When factors and asset-based lenders wouldn’t finance against receivables from a retailer in bankruptcy, Lapidus advised supplier clients to seek money up front before shipping goods. “We have been talking to our clients about reaching out to these retailers that they’re selling to that have a lot of financial uncertainties, saying, ‘You need to get paid up front,’” she said. “Because it’s just too much of a risk, and right now there’s so much risk in the industry that you don’t need any more risk as far as having to worry that you’re not going to get paid from the retailer.”
Meanwhile, suppliers are keeping tabs on how retailers are doing. If a buyer is suddenly not honoring payment terms, it might be time to cut them off. “Once you see a little bit of a blip in what should be on a normal terms and payments, I think that’s the key to monitoring it and making sure you don’t get burnt down the road,” said Ferrone.
One thing that can help assuage concerns is history.

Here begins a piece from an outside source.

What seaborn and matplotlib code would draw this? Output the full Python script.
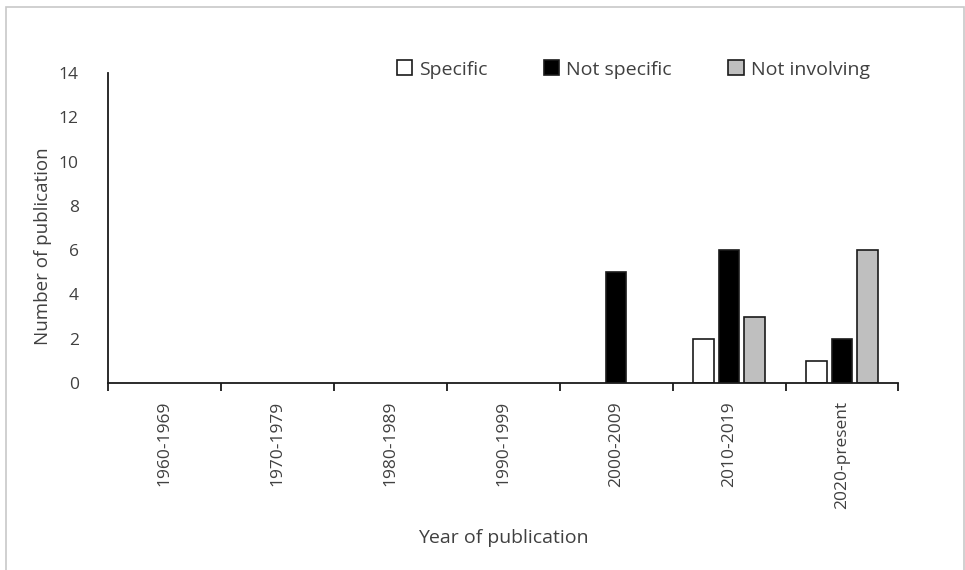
import matplotlib
matplotlib.use("Agg")
import matplotlib.pyplot as plt
import numpy as np
import pandas as pd
import seaborn as sns
from matplotlib.patches import Patch, Rectangle

decades = ["1960-1969", "1970-1979", "1980-1989", "1990-1999",
           "2000-2009", "2010-2019", "2020-present"]
specific = [0, 0, 0, 0, 0, 2, 1]
not_specific = [0, 0, 0, 0, 5, 6, 2]
not_involving = [0, 0, 0, 0, 0, 3, 6]
series = ["Specific", "Not specific", "Not involving"]
colors = ["#ffffff", "#000000", "#bfbfbf"]
y_ticks = list(range(0, 15, 2))

df = pd.DataFrame({
    "decade": decades * 3,
    "group": [s for s in series for _ in decades],
    "count": specific + not_specific + not_involving,
})

sns.set_theme(style="white")
plt.rcParams["font.family"] = ["Open Sans", "DejaVu Sans"]
text_col = "#404040"

fig = plt.figure(figsize=(9.65, 5.7), dpi=100)
ax = fig.add_axes([0.112, 0.328, 0.819, 0.544])

sns.barplot(data=df, x="decade", y="count", hue="group", order=decades,
            hue_order=series, palette=colors, width=0.68, gap=0.2,
            edgecolor="#1a1a1a", linewidth=1.2, legend=False, ax=ax)
# empty bars should not leave an outline on the baseline
for bar in ax.patches:
    if bar.get_height() == 0:
        bar.set_linewidth(0)

ax.set_ylim(0, 14)
ax.set_yticks(y_ticks)
ax.set_xlim(-0.5, len(decades) - 0.5)
ax.tick_params(axis="y", left=False, labelsize=12.5, labelcolor=text_col, pad=15)
ax.tick_params(axis="x", which="major", bottom=True, length=0, labelsize=12.5,
               labelcolor=text_col, pad=13)
ax.set_xticks(np.arange(-0.5, len(decades)), minor=True)
ax.tick_params(axis="x", which="minor", bottom=True, length=6, width=1.3,
               color="#1a1a1a", direction="out")
for lbl in ax.get_xticklabels():
    lbl.set_rotation(90)

for side in ["top", "right"]:
    ax.spines[side].set_visible(False)
for side in ["left", "bottom"]:
    ax.spines[side].set_color("#1a1a1a")
    ax.spines[side].set_linewidth(1.3)

ax.set_xlabel("Year of publication", fontsize=14, color=text_col, labelpad=14)
ax.set_ylabel("Number of publication", fontsize=13.5, color=text_col)
ax.yaxis.set_label_coords(-0.071, 0.442)

handles = [Patch(facecolor=c, edgecolor="#1a1a1a", linewidth=1.2) for c in colors]
fig.legend(handles, series, loc="center", bbox_to_anchor=(0.656, 0.878),
           ncol=3, frameon=False, fontsize=14, labelcolor=text_col,
           handlelength=0.8, handleheight=0.8, handletextpad=0.35,
           columnspacing=2.9)

fig.patches.append(Rectangle((6 / 965, -0.01), 958 / 965, 1 - 7 / 570 + 0.01,
                             transform=fig.transFigure, fill=False,
                             edgecolor="#c8c8c8", linewidth=1.2))

fig.savefig("out.png", dpi=100, facecolor="white")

Infor uses analytics to track the time it takes from invoice creation to approval and payment. By sharing this with banks and lending institutions, this data gives added insight into the likelihood of payment or disruptions such as order cancellations.
The firm’s network also verifies purchase orders, giving suppliers extra credibility as they apply for asset-based lending. Retailers can also put their weight behind a supplier to help them receive financing. “As a major retailer or brand, my credit worthiness is going to be stronger than this smaller supplier,” said Bryan Nella, head of content and thought leadership for Infor’s supply chain financing team. “So being able to step in and ensure that that supplier can get access to capital based on my credit rating and getting it within days is essential.”
Mutually beneficial financing solutions are just another example of how buyers are rethinking their relationships with their suppliers. Amid extended payment terms, some companies are showing they value their partners by finding creative ways to support their factories.
“They know that their brand is only as strong as the quality of their goods, and the quality of their goods is only as strong as the quality of their suppliers,” said Schneider.